Farm Ireland
Independent.ie

Monday 24 July 2017

Farm leaders demand action on vulture funds

Thousands of landowners under threat from potential AIB 'bad loans' sale

Concern has been expressed about lack of regulation of vulture funds
Concern has been expressed about lack of regulation of vulture funds
ICMSA president John Comer

Claire McCormack

The potential sell-off by AIB of €1.8bn in bad loans has triggered fears among thousands of indebted farmers that their loans could be offloaded to a vulture fund.

Although the State-owned bank - bailed out with €21bn in taxpayer funding since 2008 - would not confirm or deny reports of a sell-off, farm organisations are preparing for the worst-case scenario.

A spokesperson for AIB said: "We keep all options under consideration. Our primary objective is to work with borrowers under stress to return their borrowings to a satisfactory position."

However, the IFA says it will be ramping up its campaign on the issue as pressure builds on the Government to regulate vulture funds which buy distressed or bad loans at knockdown prices from the banks.

"We are really concerned about the lack of regulation around vulture funds and the way they deal with the borrowers," said Martin Stapleton, IFA farm business committee chairman.

"When you fall behind, the lender is entitled to call in the loan immediately, and that's what is happening at vulture fund level where they are looking for a quick buck."

He said the IFA is "busier than ever" on the issue.

"We are discussing our options at the highest possible level. We really have to strengthen our hand here, strategies are not working."


Matt Carey, a debt resolution advisor who represents many farmers, says thousands of farmers could be affected by the potential AIB sale of its bad loans.

"Nearly every farmer south of the midlands does some business with AIB. Numbers affected are going to be quite big, in the thousands," said Mr Carey, a former manager with ACC Bank.

"Bank debt in farming comes from investing in land and buildings that don't return payments.

"Farmers were also leveraging properties to buy apartments in Bulgaria and places, so there is a lot of bad debt out there with land held as security," added Mr Carey.
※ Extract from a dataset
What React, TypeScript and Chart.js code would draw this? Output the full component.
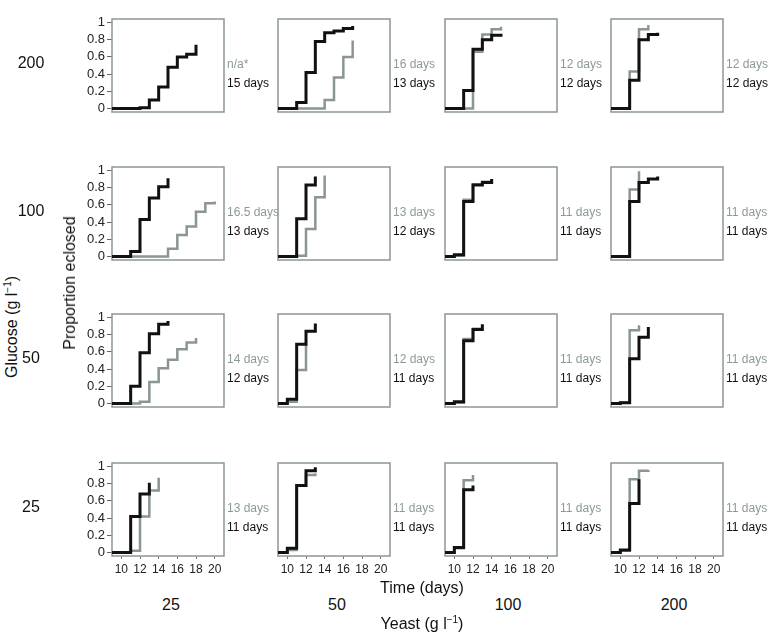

John Comer, ICMSA president, said: “As a state bank, AIB should be showing more patience and under-standing.

The collapse in milk price has led to financial difficulties and, possibly, a temporary inability to pay a farm loan. “It’s intolerable that farmers are being cast aside by banks they’ve dealt with for generations to face some outfit they know nothing about,” he said.

Seamus Sherlock, ICSA rural development chairman, said he would be “very disappointed” if the potential AIB sell-off goes ahead.

ICSA has been working on behalf of some of the estimated 200 farmers believed to be affected by the sell-off last October by Ulster Bank of a €2.5billion loan portfolio to the Cerberus fund.

Meanwhile, Mr Carey described the Government’s €150m low-cost loan scheme for livestock, tillage and horticulture farmers,launched in co-operation with the Strategic Banking Corporation of Ireland, as “a tidy up loan”.

“For farmers in financial difficulty already with accounts that confirm two bad income years there is a huge likelihood they will be refused. You can only get refinanced if you’re sustainable. The ones who need them [low interest loans] most probably won’t be able to avail of them,” he said.

The scheme will lend money to farmers at low-cost interest rates of 2.95pc and is available through AIB, Bank of Ireland and Ulster Bank.